Closed woodbri closed 7 years ago
This route query should work similar to the new pgr_dijkstra() and support queries like: one to one, one to many, many to one and many to many. Then this will integrate seemlessly with the existing code and users can switch back and forth between the existing code and your new code with minimal hassles.
Looking through the repository, it looks likes you started with the idea of integrating the code into pgrouting which helps a lot.
Maybe you can explain or point to where the contracted graph definition is. Is it easy to store it in an edge table? or is it a binary opaque blob?
I think you would need to do some tests to figure out what is the best way to store the contracted graph so that it is fast to access it when you need to do a query.
My assumption is that contraction takes a long time so we want to save the contracted graph and reuse it. To this end, it would be great to compare:
We probably want to plot out some curves at various graph sizes of 10, 100, 1,000, 10,000, 100,000 edges and evaluate this for different storage strategies for the contracted graph.
But, first it might help to have some any initial integration as a baseline for comparison. So a little more information on the structue of the contracted graph and what additional data you might need to save that goes with that.
Do you current write the contracted graph to a text or binary file and reload it? Where are the reader/writers for this?
Also, noticed that you are doing some malloc() calls and using pointers. While this might be valid for some very specific cases, it is best if these all get converted to C++ standard containers and references.
For example where does this malloc() call get free()ed: https://github.com/sankepallyrohithreddy/OSMContraction/blob/master/code/src/mydijkstra/tester/test.cpp#L28
I see you are using containers in other places so that is very good.
On 1/3/2016 2:49 PM, Rohith Reddy wrote:
Hey Steve, Thanks a lot for pointing out.I will look into the code and make necessary corrections.I have been generating different levels of contracted graphs using a separate cpp file https://github.com/sankepallyrohithreddy/OSMContraction/blob/master/code/src/contraction/src/tester/test.cpp
which reads/writes from/to a csv file for the purpose of visualization.I will implement a proper reader/writer function,which can be used for our analysis. The graphMinimizer.cpp class stores both the contracted version and the original version of the graph.The graphs are stored as adjacency lists(boost graph library) .Yes,since the contraction takes a lot of time,we need to reuse the contracted graph.So first we need to decide upon how to store the contracted graph.We will first analyse and compare both the storage procedures namely,edge table and the binary opaque blob.I will first try and implement the storage of the contracted graph in an edge table,and then evaluate its performance for various graph sizes.

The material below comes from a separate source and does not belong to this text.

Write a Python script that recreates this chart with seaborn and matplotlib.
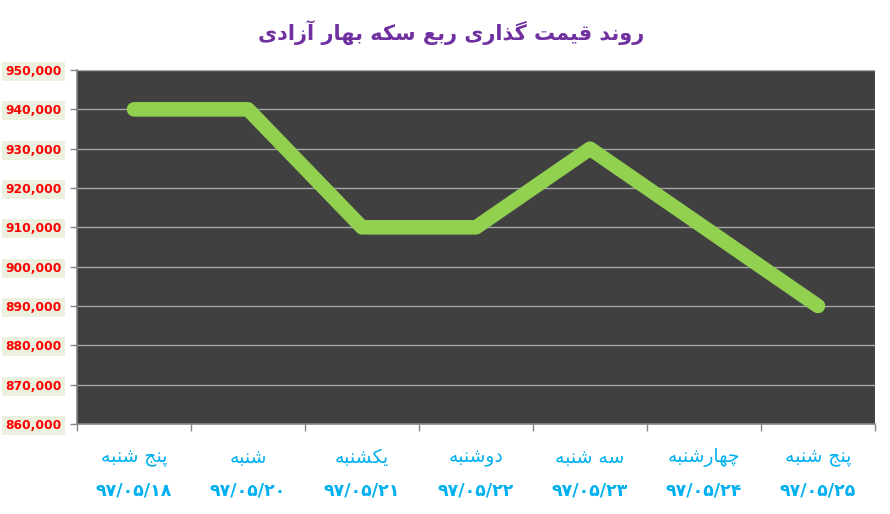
import numpy as np
import pandas as pd
import matplotlib
matplotlib.use("Agg")
import matplotlib.pyplot as plt
import seaborn as sns

# ---------------- data ----------------
title_text = "روند قیمت گذاری ربع سکه بهار آزادی"
days = ["پنج شنبه", "شنبه", "یکشنبه", "دوشنبه", "سه شنبه", "چهارشنبه", "پنج شنبه"]
dates = ["۹۷/۰۵/۱۸", "۹۷/۰۵/۲۰", "۹۷/۰۵/۲۱", "۹۷/۰۵/۲۲", "۹۷/۰۵/۲۳", "۹۷/۰۵/۲۴", "۹۷/۰۵/۲۵"]
prices = [940000, 940000, 910000, 910000, 930000, 910000, 890000]
y_ticks = [860000, 870000, 880000, 890000, 900000, 910000, 920000, 930000, 940000, 950000]

# ------------- simple Arabic/Persian shaping -------------
# forms: (isolated, final, initial, medial); right-joining letters have only 2
FORMS = {
    "ا": (0xFE8D, 0xFE8E), "آ": (0xFE81, 0xFE82), "د": (0xFEA9, 0xFEAA),
    "ذ": (0xFEAB, 0xFEAC), "ر": (0xFEAD, 0xFEAE), "ز": (0xFEAF, 0xFEB0),
    "و": (0xFEED, 0xFEEE),
    "ب": (0xFE8F, 0xFE90, 0xFE91, 0xFE92), "ت": (0xFE95, 0xFE96, 0xFE97, 0xFE98),
    "ج": (0xFE9D, 0xFE9E, 0xFE9F, 0xFEA0), "س": (0xFEB1, 0xFEB2, 0xFEB3, 0xFEB4),
    "ش": (0xFEB5, 0xFEB6, 0xFEB7, 0xFEB8), "ع": (0xFEC9, 0xFECA, 0xFECB, 0xFECC),
    "ق": (0xFED5, 0xFED6, 0xFED7, 0xFED8), "ل": (0xFEDD, 0xFEDE, 0xFEDF, 0xFEE0),
    "م": (0xFEE1, 0xFEE2, 0xFEE3, 0xFEE4), "ن": (0xFEE5, 0xFEE6, 0xFEE7, 0xFEE8),
    "ه": (0xFEE9, 0xFEEA, 0xFEEB, 0xFEEC), "ی": (0xFBFC, 0xFBFD, 0xFBFE, 0xFBFF),
    "پ": (0xFB56, 0xFB57, 0xFB58, 0xFB59), "چ": (0xFB7A, 0xFB7B, 0xFB7C, 0xFB7D),
    "ک": (0xFB8E, 0xFB8F, 0xFB90, 0xFB91), "گ": (0xFB92, 0xFB93, 0xFB94, 0xFB95),
}


def shape(text):
    out = []
    n = len(text)
    for i, ch in enumerate(text):
        f = FORMS.get(ch)
        if f is None:
            out.append(ch)
            continue
        prev = text[i - 1] if i > 0 else None
        nxt = text[i + 1] if i < n - 1 else None
        join_prev = prev in FORMS and len(FORMS[prev]) == 4
        join_next = nxt in FORMS and len(f) == 4
        if join_prev and join_next:
            out.append(chr(f[3]))
        elif join_prev:
            out.append(chr(f[1]))
        elif join_next:
            out.append(chr(f[2]))
        else:
            out.append(chr(f[0]))
    return "".join(out)[::-1]


# ---------------- plot ----------------
sns.set_theme(style="white")
plt.rcParams["font.family"] = ["DejaVu Sans"]

fig = plt.figure(figsize=(8.9, 5.14), dpi=100)
ax = fig.add_axes([77 / 890, 1 - 424 / 514, (875 - 77) / 890, (424 - 70) / 514])
ax.set_facecolor("#404040")

df = pd.DataFrame({"idx": np.arange(len(prices)), "price": prices})
sns.lineplot(data=df, x="idx", y="price", ax=ax, color="#92D050",
             linewidth=10.5, solid_capstyle="round", solid_joinstyle="round",
             zorder=3)

ax.set_xlim(-0.5, len(prices) - 0.5)
ax.set_ylim(y_ticks[0], y_ticks[-1])
ax.set_yticks(y_ticks)
ax.set_yticklabels([f"{v:,}" for v in y_ticks])
ax.yaxis.grid(True, color="#A6A6A6", linewidth=1.0, zorder=1)
ax.xaxis.grid(False)

# x ticks: marks at category boundaries, labels at centers
ax.set_xticks(np.arange(len(prices)))
ax.set_xticklabels([shape(d) for d in days])
ax.set_xticks(np.arange(-0.5, len(prices)), minor=True)
ax.tick_params(axis="x", which="major", length=0, pad=17, labelsize=13.5,
               labelcolor="#00B0F0")
ax.tick_params(axis="x", which="minor", length=5, width=1, color="#868686",
               direction="out", bottom=True)
ax.tick_params(axis="y", length=5, width=1, color="#868686", direction="out",
               left=True, pad=6, labelsize=8.8, labelcolor="#FF0000")
for lab in ax.get_yticklabels():
    lab.set_fontweight("bold")
    lab.set_bbox(dict(facecolor="#EBF1DE", edgecolor="none", pad=2.2))

for i, d in enumerate(dates):
    ax.text(i, -0.187, d, transform=ax.get_xaxis_transform(), ha="center",
            va="center", fontsize=12.5, fontweight="bold", color="#00B0F0")

for s in ["top", "right"]:
    ax.spines[s].set_visible(False)
for s in ["left", "bottom"]:
    ax.spines[s].set_color("#868686")
    ax.spines[s].set_linewidth(1.2)

ax.set_xlabel("")
ax.set_ylabel("")

fig.text(0.507, 1 - 33 / 514, shape(title_text), ha="center", va="center",
         fontsize=15, fontweight="bold", color="#7030A0")

fig.savefig("out.png", dpi=100, facecolor="white")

@sankepallyrohithreddy Hi Rohith
Within the next 15 days I will be working on the new cmake. Once the cmake is ready I will move the code to the main repository, and work on the documentation of what is going to be 2.2. That is when I can create a branch, and we can start to integrate your code. would be nice if we can add it to the "proposed functions" documentation section for the 2.2. As a proposed function: functionality can change, signature can change, and it gives the opportunity to get more people involved on the development and testing.
While I get to move the code to the main repository, I will give you very specific tasks:
git checkout -b integratePgrouting
git push
(the git push will give you the full instruction on how to push a branch for the first time, just follow it) the rest of the steps are on that branch
git mv code/sql test <-- dump.sql looks more like a test
git mv code/lib sql <-- here are your queries
git mv code src
add the following lines:
OSM
qgis
Note: if you use the data from the (workshop 3.4)[http://workshop.pgrouting.org/chapters/installation.html#data](the one we get with BBOX) for testing it would be better, as people involved in developing have that data.
Compile, do what you use to do to get results.
I would think that you have a clone of pgRouting somewhere so copy the documentation of a function that the signature "looks like" the signature you are using:
mkdir doc
cp /path/to/src/func_name/doc/file.rst doc/contraction.rst
git add doc/contraction.rst
Edit contraction.rst
and put the documentation there.
I am leaving this as the last task, as its very laborious task. Please use this flags, and make sure your code compiles with no warnings, this is our new development standard.
-std=c++0x -fPIC -O2 -g -Wall -pedantic -fmax-errors=10 -Wextra -frounding-math -Wno-deprecated
Remove all warnings.
-std=gnu99 -fPIC -O2 -g -Wall -pedantic -fmax-errors=10 -Wmissing-prototypes -frounding-math
I've put a lot of notes in the ticket: https://github.com/pgRouting/pgrouting/issues/440 Please start using the ticket so all ideas are captured in one place and other people can help also.
I think you can tackle this by working on two fronts:
With respect to timing, pgrouting 2.2 is planned to be released this month (Jan) and if we can get this integrated it could be released with 2.2 as proposed functions.
Hey Steve, While looking for how to store the data in binary format I found this link ( https://wiki.postgresql.org/wiki/BinaryFilesInDB ) useful.After going through this I felt using "bytea" data type would help us. So we will be storing the contracted graph as a comma separated string with a delimiter. For example suppose we have a graph with the following edges upon contraction,
id | src | tgt | cost | rcost
-----+-----+----+------+-------
0 | 2 | 4 | 1 | 1
1 | 5 | 8 | 1 | -1
2 | 6 | 5 | 1 | 1
3 | 3 | -1 | 0 | -1
We store the contracted graph as '0,2,4,1,1,$,1,5,8,1,-1,$,2,6,5,1,1,$,3,3,-1,0,-1' in the "bytea" format,where "$" is the delimiter.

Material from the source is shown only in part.